No reason to pull your kids out if they're happy and safe.

I agree with the above. You live in the South. Hard to avoid very awful things that happened in the past... Focus on what is happening there NOW. If your kids are happy and thriving and that is the only school option you feel/know they could get a good education then I would never consider switching. HOWEVER I would be very mindful and purposeful to make sure I am including things in my family life that demonstrate inclusivity and an acknowledgment of past history and how that has negatively affected African Americans. I would not leave these conversations and actions up to the school. I mean that you make a point to have a lifestyle that includes others who appear "different" from you in your social circle, I would not join a country club that is predominately white for instance, and learn about that part of history as a family, as age appropriate.



Virginia is in the south. Most people just forget that.

In fact, Virginia has the absolute worst history of school desegregation and has the distinction of being the only place in the entire US where a country closed schools long term [5 years] rather than integrate. The previous Wikipedia link about segregation academies explains it. What the state of VA did to ensure integration didn't happen is truly appalling. People living in NoVa are largely ignorant of the history of the state.

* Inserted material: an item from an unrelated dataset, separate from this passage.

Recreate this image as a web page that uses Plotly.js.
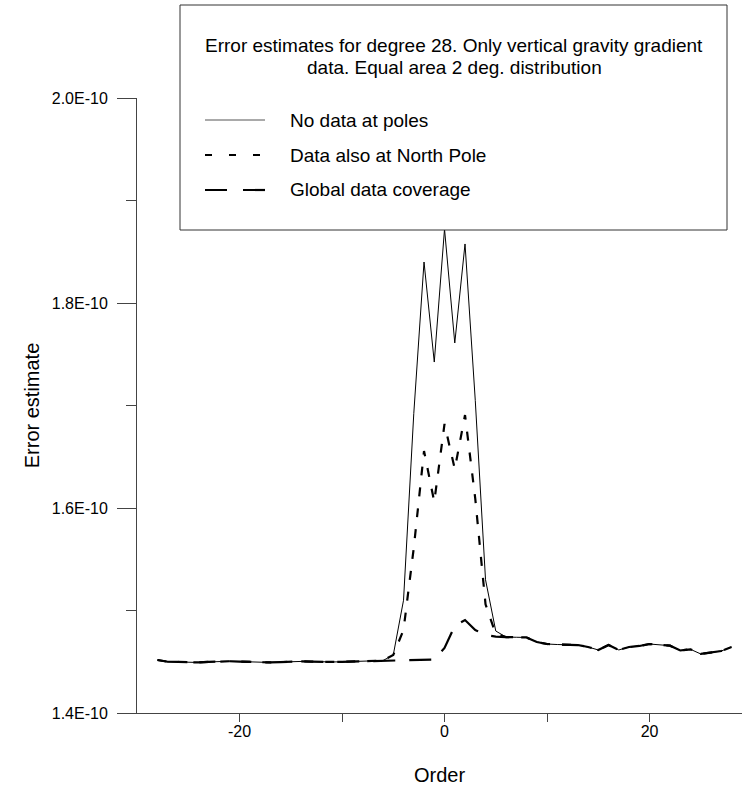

Flint Hill in Fairfax, VA is one of the schools that came out of the massive resistance and was supported by tuition grants provided by the state - https://en.m.wikipedia.org/wiki/Flint_Hill_School


There are more than a few Va private schools that were founded in the 1971-73 period. Many of them have done impressive gymnastics to try to mask WHY they were founded during that time period.
not just Virginia. What year’s were the Heights and Mater Die founded? They both have far less Blacks than the most of the other schools talked about on DCUM. Maybe it’s just coincidence.


I don’t know about Mater Dei, but one of the founders of The Heights was African American https://heights.edu/in-memoriam-eddie-smith/
Anonymous
What about the sex abuse scandal at Maret?
Anonymous
My child is in a northern school that is part of a cohort of independent schools in our area “coincidentally” founded in the years surrounding desegregation and bussing in the public school system.

There are grandchildren and children of alumni from that time and this small group feels a lot of ownership over the school- in fact, they consider it “their” neighborhood school and have been resistant to financial aid, transportation, etc for 2 decades.

It took me a while to understand why they felt that way. I was searching news articles for a different historical reason and it was really upsetting to uncover the school’s true history and some disgusting coded comments people made at the time. My hometown handled desegregation very differently so it had never dawned on me that my kid’s school was founded to avoid desegregation.

There are a lot of schools like this once you dig. Because of the school community’s cultural issues that still linger and out of disgust at the entire situation, we are weighing a school switch next year.

If our parent and alumni community was a bit more evolved I would feel less upset about its history- but unfortunately it isn’t as distant as I wish it was.